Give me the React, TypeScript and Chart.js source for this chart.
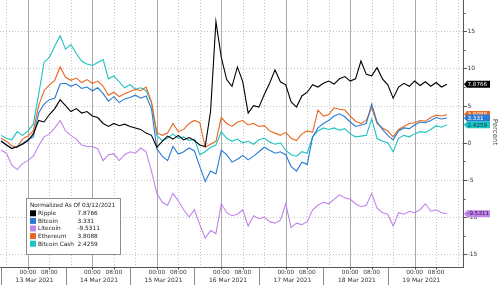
import React, { useEffect, useRef } from 'react';
import { Chart, registerables } from 'chart.js';

Chart.register(...registerables);

// ---- data (hours counted from 13 Mar 2021 00:00) ----
const START_HOUR = -10;
const STEP_HOURS = 2;

const ripple = [0.2, -0.3, -0.8, -0.5, -0.2, 0.3, 1.2, 3.0, 2.8, 3.8, 4.6, 5.8, 5.0, 4.2, 4.6, 4.0, 4.2, 3.6, 3.4, 2.6, 2.2, 2.6, 2.3, 2.5, 2.2, 2.0, 1.8, 1.3, 1.0, -0.6, 0.2, 0.9, 0.5, 1.0, 0.4, 0.7, 0.3, -0.3, -0.5, 4.2, 16.3, 11.5, 8.5, 7.6, 10.2, 8.2, 4.0, 5.0, 4.8, 6.5, 8.0, 9.8, 8.2, 7.8, 5.5, 4.8, 6.3, 6.8, 7.8, 7.5, 8.0, 8.3, 7.9, 8.6, 8.9, 8.3, 8.6, 11.0, 9.2, 9.0, 10.1, 8.6, 7.8, 6.0, 7.5, 8.0, 7.6, 8.3, 7.7, 8.2, 7.6, 8.1, 7.5, 7.8766];
const bitcoin = [0.3, -0.3, -0.7, -0.6, -0.1, 0.4, 0.8, 4.0, 5.2, 5.8, 6.0, 7.9, 8.0, 7.6, 7.9, 7.3, 7.5, 7.0, 7.4, 6.6, 5.6, 6.2, 5.4, 5.9, 6.1, 6.4, 6.0, 6.3, 4.6, -0.8, -1.8, -2.4, -0.5, -1.5, -1.2, -0.7, -1.1, -3.2, -5.2, -3.8, -4.2, -1.0, -1.6, -2.6, -2.2, -1.7, -2.3, -1.8, -1.2, -0.6, -1.0, -1.4, -1.2, -1.6, -3.2, -3.8, -2.6, -2.9, 0.8, 2.0, 2.6, 3.0, 3.6, 3.9, 3.5, 2.8, 2.2, 2.4, 2.6, 5.2, 2.8, 1.8, 1.0, 0.4, 1.6, 2.0, 1.9, 2.4, 2.8, 2.7, 3.0, 3.4, 3.2, 3.331];
const litecoin = [-1.0, -1.4, -3.0, -3.6, -2.8, -2.4, -1.8, -0.4, 0.8, 1.2, 2.0, 3.0, 1.6, 1.0, 0.5, -0.3, -0.5, -0.5, -0.8, -2.4, -1.6, -1.5, -2.4, -1.6, -1.2, -1.4, -0.7, -1.2, -3.8, -6.8, -8.0, -8.4, -6.8, -7.8, -9.0, -10.0, -9.0, -11.0, -12.8, -11.8, -12.2, -8.2, -9.4, -9.8, -9.6, -9.0, -11.2, -9.8, -10.2, -10.0, -10.6, -10.8, -10.4, -8.2, -11.4, -10.8, -11.0, -10.6, -9.0, -8.4, -8.0, -8.2, -7.6, -7.0, -7.4, -7.6, -8.2, -8.6, -8.4, -6.8, -8.8, -9.4, -9.6, -11.2, -9.4, -9.6, -9.2, -9.4, -9.0, -8.2, -9.2, -9.0, -9.4, -9.5311];
const ethereum = [0.6, 0.2, -0.4, -0.6, 0.5, 0.9, 1.6, 5.0, 7.0, 7.8, 8.4, 10.2, 8.8, 8.4, 8.7, 8.1, 8.5, 8.0, 8.3, 7.6, 6.4, 6.8, 6.2, 6.6, 6.9, 7.2, 7.0, 7.5, 5.5, 1.4, 1.0, 1.3, 2.6, 1.5, 1.8, 2.6, 3.0, 2.7, -0.6, -0.2, 0.2, 3.4, 2.6, 2.2, 2.8, 3.0, 2.4, 2.6, 2.2, 2.3, 1.6, 1.3, 1.0, 1.4, 0.6, 0.3, 1.2, 1.6, 1.4, 4.4, 3.6, 3.8, 4.7, 4.5, 4.4, 3.6, 2.9, 2.6, 3.0, 4.7, 2.6, 2.0, 1.6, 0.8, 1.8, 2.2, 2.6, 2.7, 3.0, 2.9, 3.4, 3.7, 3.6, 3.8088];
const bitcoinCash = [1.0, 0.6, 0.4, 1.5, 1.0, 1.6, 2.5, 6.5, 10.8, 11.5, 13.0, 14.4, 12.6, 13.2, 12.0, 11.0, 10.6, 10.4, 10.8, 11.2, 8.6, 9.0, 8.2, 7.4, 7.8, 7.2, 7.4, 7.0, 5.4, 1.0, 0.3, 0.6, 1.2, 0.6, 0.8, 0.3, 0.5, -1.6, -1.2, -0.6, -0.3, 1.5, 0.6, 0.2, 0.5, 0.0, 0.2, -0.2, 0.4, 0.6, 0.1, -0.2, 0.0, -1.0, -1.6, -1.8, -1.2, -1.4, 0.8, 1.6, 2.0, 1.8, 2.0, 1.7, 1.9, 1.2, 0.8, 0.9, 1.0, 3.2, 0.6, 0.2, 0.0, -1.2, 0.6, 1.0, 0.8, 1.2, 1.5, 1.4, 1.8, 2.3, 2.1, 2.4259];

const seriesNames = ['Ripple', 'Bitcoin', 'Litecoin', 'Ethereum', 'Bitcoin Cash'];
const seriesValues = [ripple, bitcoin, litecoin, ethereum, bitcoinCash];
const seriesColors = ['#000000', '#2a7ad4', '#c084ea', '#e8661f', '#1ec2c4'];
const lastLabels = ['7.8766', '3.331', '-9.5311', '3.8088', '2.4259'];
const tagTextColors = ['#ffffff', '#ffffff', '#2a1040', '#ffffff', '#073838'];
const tagDrawOrder = [0, 2, 3, 1, 4];

const dayLabels = ['13 Mar 2021', '14 Mar 2021', '15 Mar 2021', '16 Mar 2021', '17 Mar 2021', '18 Mar 2021', '19 Mar 2021'];
const timeLabels = ['00:00', '08:00'];
const yTicks = [-15, -10, -5, 0, 5, 10, 15];
const legendTitle = 'Normalized As Of 03/12/2021';
const axisTitle = 'Percent';

const X_MIN = -10.4;
const X_MAX = 162;
const Y_MIN = -16.7;
const Y_MAX = 19.2;
const FONT = 'DejaVu Sans';

function hLine(ctx: CanvasRenderingContext2D, x1: number, x2: number, y: number) {
  ctx.beginPath();
  ctx.moveTo(x1, y);
  ctx.lineTo(x2, y);
  ctx.stroke();
}
function vLine(ctx: CanvasRenderingContext2D, x: number, y1: number, y2: number) {
  ctx.beginPath();
  ctx.moveTo(x, y1);
  ctx.lineTo(x, y2);
  ctx.stroke();
}

const gridPlugin = {
  id: 'bbgGrid',
  beforeDatasetsDraw(chart: any) {
    const { ctx, chartArea: a, scales } = chart;
    const xs = scales.x;
    const ys = scales.y;
    ctx.save();
    ctx.beginPath();
    ctx.rect(a.left, a.top, a.right - a.left, a.bottom - a.top);
    ctx.clip();
    ctx.lineWidth = 1;
    ctx.strokeStyle = '#c4c4c4';
    ctx.setLineDash([1, 2]);
    for (const v of yTicks) {
      const py = Math.round(ys.getPixelForValue(v)) + 0.5;
      hLine(ctx, a.left, a.right, py);
    }
    for (let d = -1; d < dayLabels.length; d++) {
      for (const off of [8, 16]) {
        const h = d * 24 + off;
        if (h < X_MIN || h > X_MAX) continue;
        const px = Math.round(xs.getPixelForValue(h)) + 0.5;
        vLine(ctx, px, a.top, a.bottom);
      }
    }
    ctx.setLineDash([]);
    ctx.strokeStyle = '#a9a9a9';
    for (let d = 0; d < dayLabels.length; d++) {
      const px = Math.round(xs.getPixelForValue(d * 24)) + 0.5;
      vLine(ctx, px, a.top, a.bottom);
    }
    ctx.restore();
  },
};

function drawTag(ctx: CanvasRenderingContext2D, x0: number, yc: number, color: string, text: string, textColor: string) {
  const h = 7;
  const tip = 3;
  const w = 23;
  ctx.beginPath();
  ctx.moveTo(x0, yc);
  ctx.lineTo(x0 + tip, yc - h / 2);
  ctx.lineTo(x0 + tip + w, yc - h / 2);
  ctx.lineTo(x0 + tip + w, yc + h / 2);
  ctx.lineTo(x0 + tip, yc + h / 2);
  ctx.closePath();
  ctx.fillStyle = color;
  ctx.fill();
  ctx.fillStyle = textColor;
  ctx.font = `5.6px "${FONT}"`;
  ctx.textAlign = 'left';
  ctx.textBaseline = 'middle';
  ctx.fillText(text, x0 + tip + 0.5, yc + 0.3);
}

const decorPlugin = {
  id: 'bbgDecor',
  afterDraw(chart: any) {
    const { ctx, chartArea: a, scales } = chart;
    const xs = scales.x;
    const ys = scales.y;
    ctx.save();
    ctx.lineWidth = 1;

    // right axis
    ctx.strokeStyle = '#555555';
    vLine(ctx, Math.round(a.right) + 0.5, a.top, a.bottom + 1);
    for (let i = 0; i < yTicks.length; i++) {
      const py = Math.round(ys.getPixelForValue(yTicks[i])) + 0.5;
      hLine(ctx, a.right, a.right + 4, py);
      const pm = Math.round(ys.getPixelForValue(yTicks[i] + 2.5)) + 0.5;
      if (pm > a.top) hLine(ctx, a.right, a.right + 2.5, pm);
      if (i === 0) {
        const pb = Math.round(ys.getPixelForValue(yTicks[0] - 2.5)) + 0.5;
        if (pb < a.bottom) hLine(ctx, a.right, a.right + 2.5, pb);
      }
    }
    ctx.fillStyle = '#333333';
    ctx.font = `6px "${FONT}"`;
    ctx.textAlign = 'left';
    ctx.textBaseline = 'middle';
    for (const v of yTicks) {
      ctx.fillText(String(v), a.right + 4.5, ys.getPixelForValue(v) + 0.5);
    }

    // axis title
    ctx.save();
    ctx.translate(495, 132);
    ctx.rotate(Math.PI / 2);
    ctx.font = `7px "${FONT}"`;
    ctx.textAlign = 'center';
    ctx.textBaseline = 'middle';
    ctx.fillStyle = '#444444';
    ctx.fillText(axisTitle, 0, 0);
    ctx.restore();

    // bottom axis
    ctx.strokeStyle = '#555555';
    const by = Math.round(a.bottom) + 0.5;
    hLine(ctx, a.left, a.right + 1, by);
    ctx.strokeStyle = '#8a8a8a';
    for (let d = -1; d < dayLabels.length; d++) {
      const h = d * 24 + 14;
      if (h < X_MIN || h > X_MAX - 20) continue;
      const px = Math.round(xs.getPixelForValue(h)) + 0.5;
      vLine(ctx, px, by, 285);
    }
    ctx.strokeStyle = '#444444';
    ctx.fillStyle = '#333333';
    ctx.textAlign = 'center';
    ctx.textBaseline = 'middle';
    for (let d = 0; d < dayLabels.length; d++) {
      for (let t = 0; t < timeLabels.length; t++) {
        const px = xs.getPixelForValue(d * 24 + t * 8);
        vLine(ctx, Math.round(px) + 0.5, by, by + 2);
        ctx.font = `5.8px "${FONT}"`;
        ctx.fillText(timeLabels[t], px, 272.5);
      }
      ctx.font = `6px "${FONT}"`;
      ctx.fillText(dayLabels[d], xs.getPixelForValue(d * 24 + 2.5), 280.5);
    }

    // last value tags
    for (const i of tagDrawOrder) {
      const vals = seriesValues[i];
      const yc = ys.getPixelForValue(vals[vals.length - 1]);
      drawTag(ctx, a.right + 1, yc, seriesColors[i], lastLabels[i], tagTextColors[i]);
    }

    // legend
    const lx = 26.5, ly = 198.5, lw = 94, lh = 56;
    ctx.fillStyle = '#ffffff';
    ctx.fillRect(lx, ly, lw, lh);
    ctx.strokeStyle = '#8c8c8c';
    ctx.strokeRect(lx, ly, lw, lh);
    ctx.fillStyle = '#222222';
    ctx.font = `5.8px "${FONT}"`;
    ctx.textAlign = 'left';
    ctx.textBaseline = 'middle';
    ctx.fillText(legendTitle, 30, 205.5);
    for (let i = 0; i < seriesNames.length; i++) {
      const ry = 213.3 + i * 7.6;
      ctx.fillStyle = seriesColors[i];
      ctx.fillRect(30, ry - 3, 6, 6);
      ctx.fillStyle = '#222222';
      ctx.fillText(seriesNames[i], 38, ry + 0.3);
      ctx.fillText(lastLabels[i], 77.5, ry + 0.3);
    }
    ctx.restore();
  },
};

export default function App() {
  const ref = useRef<HTMLCanvasElement | null>(null);
  useEffect(() => {
    if (!ref.current) return;
    const datasets = seriesNames.map((name, i) => ({
      label: name,
      data: seriesValues[i].map((v, k) => ({ x: START_HOUR + k * STEP_HOURS, y: v })),
      borderColor: seriesColors[i],
      backgroundColor: seriesColors[i],
      borderWidth: 1.1,
      pointRadius: 0,
      tension: 0,
      fill: false,
    }));
    const chart = new Chart(ref.current, {
      type: 'line',
      data: { datasets },
      options: {
        animation: false,
        responsive: false,
        maintainAspectRatio: false,
        devicePixelRatio: 1,
        layout: { padding: 0 },
        plugins: { legend: { display: false }, tooltip: { enabled: false } },
        scales: {
          x: {
            type: 'linear',
            min: X_MIN,
            max: X_MAX,
            position: 'bottom',
            ticks: { display: false },
            grid: { display: false },
            border: { display: false },
            afterFit: (s: any) => { s.height = 18; },
          },
          y: {
            type: 'linear',
            min: Y_MIN,
            max: Y_MAX,
            position: 'right',
            ticks: { display: false },
            grid: { display: false },
            border: { display: false },
            afterFit: (s: any) => { s.width = 37; },
          },
        },
      },
      plugins: [gridPlugin, decorPlugin],
    } as any);
    return () => chart.destroy();
  }, []);
  return (
    <div style={{ position: 'absolute', left: 0, top: 0, width: 500, height: 285, background: '#ffffff' }}>
      <canvas ref={ref} width={500} height={285} style={{ display: 'block' }} />
    </div>
  );
}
++++++++
▶ **WORK TO DO**
Repeat the lines above, starting at the first and stopping after the line that holds "const STEP_HOURS = 2;", with the pictures left out.

▶ **WRITTEN SOLUTION**
Give me the React, TypeScript and Chart.js source for this chart.
import React, { useEffect, useRef } from 'react';
import { Chart, registerables } from 'chart.js';

Chart.register(...registerables);

// ---- data (hours counted from 13 Mar 2021 00:00) ----
const START_HOUR = -10;
const STEP_HOURS = 2;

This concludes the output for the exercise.